Prop. 37 raises questions of food labeling in Calif.
SACRAMENTO (KGO) -- One of the propositions Californians will be asked to vote on this November is Prop. 37. While backers of the proposition say residents have the right to know whether what you eat has been genetically modified, opponents say it's an unnecessary expense that will drive up the cost of food.
In a greenhouse at U.C. Davis, Kent Bradford, director of the Seed Biotechnology Center, is working to develop a lettuce seed that will germinate in hot weather. He says a colleague is trying to produce rice that's better able to withstand draught and salt water, noting, "The difference it could make is enormous when you look at the global situation." According to Bradford, manipulating the genetic material in plants can help us cope with global warming and rising sea levels, "We really need these tools to be able to keep up."
Bradford fears Prop. 37's requirement of a label on genetically modified foods will scare consumers. He says it could also set back corporations that fund university research, "Fifteen years over 90 percent of our soybeans 88 percent of our corn canola oil we eat has all been produced using genetic engineering and no one has ever gotten sick in any documented way related to that."

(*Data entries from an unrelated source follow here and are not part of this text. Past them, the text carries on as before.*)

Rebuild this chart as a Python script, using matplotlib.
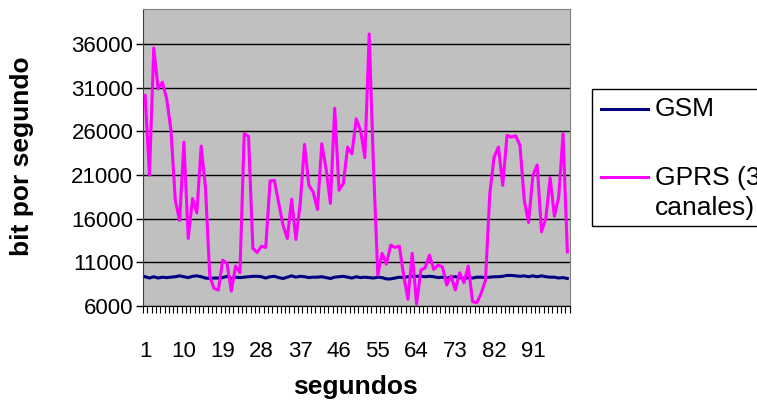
import numpy as np
import matplotlib
matplotlib.use("Agg")
import matplotlib.pyplot as plt
from matplotlib.lines import Line2D
from matplotlib.patches import Rectangle

plt.rcParams['font.family'] = ['Liberation Sans', 'DejaVu Sans']

seconds = list(range(1, 100))
gsm = [
    9350, 9200, 9350, 9200, 9300, 9250, 9300, 9350, 9450, 9350,
    9250, 9400, 9450, 9350, 9200, 9150, 9200, 9200, 9250, 9400,
    9150, 9300, 9250, 9300, 9350, 9400, 9400, 9350, 9200, 9350,
    9400, 9250, 9150, 9300, 9450, 9300, 9400, 9350, 9250, 9300,
    9300, 9350, 9250, 9150, 9300, 9350, 9400, 9300, 9200, 9350,
    9250, 9300, 9250, 9200, 9300, 9250, 9100, 9100, 9200, 9300,
    9250, 9350, 9400, 9400, 9400, 9350, 9400, 9350, 9250, 9300,
    9200, 9300, 9350, 9250, 9150, 9250, 9200, 9300, 9300, 9250,
    9300, 9350, 9350, 9400, 9500, 9500, 9450, 9400, 9450, 9350,
    9450, 9350, 9450, 9350, 9300, 9300, 9200, 9250, 9150,
]
gprs = [
    30100, 20960, 35540, 30860, 31620, 29720, 26100, 18100, 15790, 24760,
    13730, 18290, 16660, 24310, 19620, 9350, 8020, 7830, 11250, 10870,
    7710, 10570, 9810, 25720, 25410, 12590, 12130, 12850, 12700, 20310,
    20390, 17800, 15250, 13730, 18220, 13610, 17730, 24500, 19820, 19050,
    17050, 24580, 21720, 17730, 28650, 19250, 20010, 24190, 23430, 27430,
    26100, 22980, 37140, 22000, 9540, 12020, 10800, 12970, 12700, 12850,
    9540, 6760, 12020, 6230, 10110, 10380, 11820, 10190, 10680, 10490,
    8400, 9430, 7830, 9810, 8660, 10570, 6490, 6380, 7450, 8970,
    18870, 23050, 24190, 19820, 25530, 25330, 25490, 24390, 18100, 15560,
    20960, 22140, 14490, 16010, 20700, 16280, 18480, 25720, 12200,
]
yticks = [6000, 11000, 16000, 21000, 26000, 31000, 36000]
xtick_labels = [1, 10, 19, 28, 37, 46, 55, 64, 73, 82, 91]
series_names = ['GSM', 'GPRS (3\ncanales)']
ylabel = 'bit por segundo'
xlabel = 'segundos'

W, H = 757, 404
fig = plt.figure(figsize=(W / 100, H / 100), dpi=100)
fig.patch.set_facecolor('white')
L, R, T, B = 143, 569.5, 9, 306
ax = fig.add_axes([L / W, 1 - B / H, (R - L) / W, (B - T) / H])
ax.set_facecolor('#C0C0C0')

ax.plot(seconds, gsm, color='#000080', lw=2.2, solid_joinstyle='round', zorder=3)
ax.plot(seconds, gprs, color='#FF00FF', lw=2.2, solid_joinstyle='round', zorder=4)

ax.set_xlim(0.5, len(seconds) + 0.5)
ax.set_ylim(6000, 40000)
ax.set_yticks(yticks)
ax.set_yticklabels([str(v) for v in yticks], fontsize=16)
ax.yaxis.grid(True, color='black', lw=1)
ax.set_axisbelow(True)
ax.tick_params(axis='y', direction='out', length=5, width=1, pad=2, colors='black')

ax.set_xticks(xtick_labels)
ax.set_xticklabels([str(v) for v in xtick_labels], fontsize=16)
ax.set_xticks(np.arange(0.5, len(seconds) + 1, 1), minor=True)
ax.tick_params(axis='x', which='major', length=0, pad=25)
ax.tick_params(axis='x', which='minor', direction='out', length=5, width=0.8, colors='black')

for s in ['top', 'right']:
    ax.spines[s].set_color('#808080')
ax.spines['left'].set_color('#404040')
ax.spines['bottom'].set_color('black')

fig.text(22 / W, 1 - 156 / H, ylabel, rotation=90, fontsize=19, fontweight='bold',
         ha='center', va='center')
fig.text(355 / W, 1 - 387 / H, xlabel, fontsize=19, fontweight='bold',
         ha='center', va='center')

# legend
fig.patches.append(Rectangle((591.7 / W, 1 - 225.7 / H), (W + 20 - 591.7) / W, (225.7 - 89) / H,
                             transform=fig.transFigure, facecolor='white', edgecolor='black',
                             lw=1, clip_on=False))
colors = ['#000080', '#FF00FF']
ys = [109, 177]
for c, yv in zip(colors, ys):
    fig.lines.append(Line2D([601 / W, 648 / W], [1 - yv / H] * 2, transform=fig.transFigure,
                            color=c, lw=2.2))
fig.text(655 / W, 1 - 109 / H, series_names[0], fontsize=19, ha='left', va='center')
fig.text(655 / W, 1 - 178 / H, series_names[1].split('\n')[0], fontsize=19, ha='left', va='center')
fig.text(655 / W, 1 - 208 / H, series_names[1].split('\n')[1], fontsize=19, ha='left', va='center')

fig.savefig('out.png', dpi=100)
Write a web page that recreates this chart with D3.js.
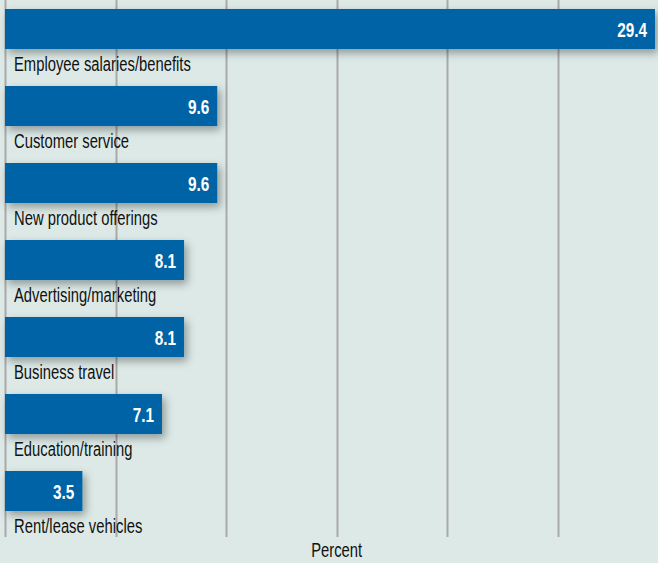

Bradford calls Proposition 37 an unnecessary burden. But supporters say it's a right to know, "This proposition takes the decision to the California voter, lets them decide," said Dave Murphy with Food Democracy Now. Murphy, a spokesman for Prop 37, says it's pretty simple, "If they're proud of their products they should put a label on it."
That's what Calgene did with their Flavr Savr tomato in the early 1990's. Former Calgene employee Belinda Martineau showed ABC7 News one of the labels, "We had some opposition, but once the tomato made it to the grocery stores they flew off the shelves." Martinuau describes herself as a trained molecular geneticist and says she supports Prop 37, "That's how capitalism works right. You have your new, improved variety of something and you want to tell people about it."
But the way the Yes on 37 Campaign is telling people about genetically modified foods, is to bring up past assurances that cigarette smoking, DDT, and even Agent Orange were nothing to worry about, "To use a health and safety issue or a food safety issue to try to promote this, I find really disturbing from just the point of view of the science and the facts," Bradford said.
Ads opposed to Prop 37 point out the labeling would apply only to some products. Restaurant food, cheese, and meat from animals that have eaten genetically modified feed are all exempt, "The real intent of this initiative is not to label everything in the food system it's to actually to provide basic information on the products that contain the most genetically engineered ingredients," Murphy said.
The Yes on 37 Campaign points to Europe, where GMO labeling is required, and asks why Californians can't have that same right. Well this year BASF, a German chemical company, announced it is ceasing production of genetically modified crops for the European market. The reason -- nobody's buying them.